• WHAT YOU SHOULD DO:
The lines from the top of the material through the line with "const unitNames = ['second', 'minute', 'hour', 'day', 'year'];" are to be set down exactly. Leave the pictures out.

• DATASET EXTRACT:
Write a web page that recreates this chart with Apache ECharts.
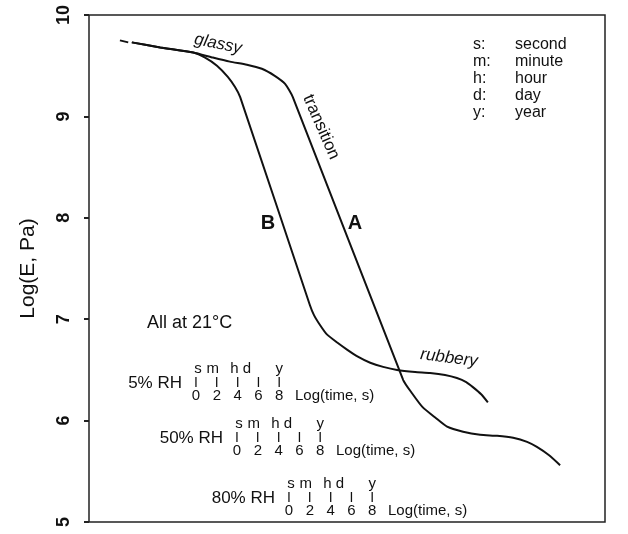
<!DOCTYPE html>
<html>
<head>
<meta charset="utf-8">
<script src="https://cdn.jsdelivr.net/npm/echarts@6/dist/echarts.min.js"></script>
<style>
html,body{margin:0;padding:0;background:#fff;}
#c{width:628px;height:534px;}
</style>
</head>
<body>
<div id="c"></div>
<script>
// ---- data (x: arbitrary log-time units 0..10, y: Log(E, Pa)) ----
const leadX = [0.60, 0.76];
const leadY = [9.75, 9.73];

const curveBX = [0.83, 1.38, 2.02, 2.25, 2.48, 2.69, 2.83, 2.93, 4.28, 4.36, 4.48, 4.61, 4.81, 5.00, 5.21, 5.45, 5.70, 5.97, 6.32, 6.61, 6.90, 7.13, 7.31, 7.44, 7.60, 7.73];
const curveBY = [9.73, 9.68, 9.63, 9.58, 9.50, 9.39, 9.29, 9.19, 7.14, 7.04, 6.94, 6.85, 6.77, 6.70, 6.63, 6.57, 6.53, 6.50, 6.48, 6.47, 6.45, 6.42, 6.38, 6.33, 6.26, 6.18];

const curveAX = [0.83, 1.38, 2.02, 2.40, 2.73, 3.06, 3.35, 3.60, 3.80, 3.95, 6.09, 6.26, 6.47, 6.71, 6.94, 7.25, 7.58, 7.91, 8.22, 8.49, 8.68, 8.91, 9.13];
const curveAY = [9.73, 9.68, 9.63, 9.58, 9.54, 9.51, 9.47, 9.40, 9.32, 9.19, 6.40, 6.27, 6.13, 6.03, 5.94, 5.89, 5.86, 5.85, 5.83, 5.79, 5.74, 5.66, 5.56];

const yTicks = [5, 6, 7, 8, 9, 10];

const unitKeys = ['s:', 'm:', 'h:', 'd:', 'y:'];
const unitNames = ['second', 'minute', 'hour', 'day', 'year'];

const rhLabels = ['5% RH', '50% RH', '80% RH'];
const scaleTicks = [0, 2, 4, 6, 8];
const unitLetters = ['s', 'm', 'h', 'd', 'y'];
const unitLetterPos = [0.2, 1.6, 3.7, 4.9, 8.0];
const scaleTitle = 'Log(time, s)';

// ---- layout ----
const FONT = '"Liberation Sans", Arial, Helvetica, sans-serif';
const rhZeroX = [196, 237, 289];
const rhRowY = [383, 438, 498];
const PX_PER_UNIT = 10.4;

const toXY = (xs, ys) => xs.map((x, i) => [x, ys[i]]);

const graphics = [];
function txt(t, x, y, size, opts) {
  opts = opts || {};
  graphics.push({
    type: 'text', x: x, y: y, rotation: opts.rotation || 0, z: 100,
    style: {
      text: t,
      font: (opts.style || '') + ' ' + (opts.weight || 'normal') + ' ' + size + 'px ' + FONT,
      fill: '#111',
      textAlign: opts.align || 'left',
      textVerticalAlign: 'middle'
    }
  });
}

// region labels
txt('glassy', 218, 44, 17, {style: 'italic', align: 'center', rotation: -0.2});
txt('transition', 321, 127, 17, {align: 'center', rotation: -1.16});
txt('rubbery', 449, 358, 17, {style: 'italic', align: 'center', rotation: -0.13});
txt('B', 268, 223, 20, {weight: 'bold', align: 'center'});
txt('A', 355, 223, 20, {weight: 'bold', align: 'center'});
txt('All at 21\u00B0C', 147, 323, 18, {});

// units legend
unitKeys.forEach((k, i) => {
  txt(k, 473, 45 + i * 16.8, 16, {});
  txt(unitNames[i], 515, 45 + i * 16.8, 16, {});
});

// RH time scales
rhLabels.forEach((lab, b) => {
  const x0 = rhZeroX[b], y0 = rhRowY[b];
  txt(lab, x0 - 14, y0, 17, {align: 'right'});
  scaleTicks.forEach(v => {
    txt('I', x0 + v * PX_PER_UNIT, y0, 14, {align: 'center'});
    txt(String(v), x0 + v * PX_PER_UNIT, y0 + 13, 15, {align: 'center'});
  });
  unitLetters.forEach((u, i) => {
    txt(u, x0 + unitLetterPos[i] * PX_PER_UNIT, y0 - 14, 15, {align: 'center'});
  });
  txt(scaleTitle, x0 + 99, y0 + 13, 15, {});
});

const lineStyle = {color: '#111', width: 2};

const option = {
  animation: false,
  backgroundColor: '#fff',
  grid: {
    left: 89, right: 23, top: 15, bottom: 12,
    show: true, borderColor: '#222', borderWidth: 1.5, backgroundColor: 'transparent'
  },
  xAxis: {
    type: 'value', min: 0, max: 10, show: false
  },
  yAxis: {
    type: 'value', min: 5, max: 10, interval: 1, offset: 6,
    axisLine: {show: false},
    axisTick: {show: true, length: 5, lineStyle: {color: '#222', width: 2}},
    splitLine: {show: false},
    axisLabel: {
      rotate: 90, margin: 10, color: '#111',
      fontSize: 18, fontWeight: 'bold', fontFamily: FONT,
      formatter: v => yTicks.includes(v) ? String(v) : ''
    },
    name: 'Log(E, Pa)', nameLocation: 'middle', nameGap: 44,
    nameTextStyle: {fontSize: 21, color: '#111', fontFamily: FONT}
  },
  series: [
    {type: 'line', data: toXY(leadX, leadY), showSymbol: false, lineStyle: lineStyle, silent: true},
    {name: 'B', type: 'line', data: toXY(curveBX, curveBY), smooth: 0.2, showSymbol: false, lineStyle: lineStyle, silent: true},
    {name: 'A', type: 'line', data: toXY(curveAX, curveAY), smooth: 0.2, showSymbol: false, lineStyle: lineStyle, silent: true}
  ],
  graphic: graphics
};

const chart = echarts.init(document.getElementById('c'), null, {renderer: 'canvas'});
chart.setOption(option);
</script>
</body>
</html>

• WRITTEN SOLUTION:
Write a web page that recreates this chart with Apache ECharts.
<!DOCTYPE html>
<html>
<head>
<meta charset="utf-8">
<script src="https://cdn.jsdelivr.net/npm/echarts@6/dist/echarts.min.js"></script>
<style>
html,body{margin:0;padding:0;background:#fff;}
#c{width:628px;height:534px;}
</style>
</head>
<body>
<div id="c"></div>
<script>
// ---- data (x: arbitrary log-time units 0..10, y: Log(E, Pa)) ----
const leadX = [0.60, 0.76];
const leadY = [9.75, 9.73];

const curveBX = [0.83, 1.38, 2.02, 2.25, 2.48, 2.69, 2.83, 2.93, 4.28, 4.36, 4.48, 4.61, 4.81, 5.00, 5.21, 5.45, 5.70, 5.97, 6.32, 6.61, 6.90, 7.13, 7.31, 7.44, 7.60, 7.73];
const curveBY = [9.73, 9.68, 9.63, 9.58, 9.50, 9.39, 9.29, 9.19, 7.14, 7.04, 6.94, 6.85, 6.77, 6.70, 6.63, 6.57, 6.53, 6.50, 6.48, 6.47, 6.45, 6.42, 6.38, 6.33, 6.26, 6.18];

const curveAX = [0.83, 1.38, 2.02, 2.40, 2.73, 3.06, 3.35, 3.60, 3.80, 3.95, 6.09, 6.26, 6.47, 6.71, 6.94, 7.25, 7.58, 7.91, 8.22, 8.49, 8.68, 8.91, 9.13];
const curveAY = [9.73, 9.68, 9.63, 9.58, 9.54, 9.51, 9.47, 9.40, 9.32, 9.19, 6.40, 6.27, 6.13, 6.03, 5.94, 5.89, 5.86, 5.85, 5.83, 5.79, 5.74, 5.66, 5.56];

const yTicks = [5, 6, 7, 8, 9, 10];

const unitKeys = ['s:', 'm:', 'h:', 'd:', 'y:'];
const unitNames = ['second', 'minute', 'hour', 'day', 'year'];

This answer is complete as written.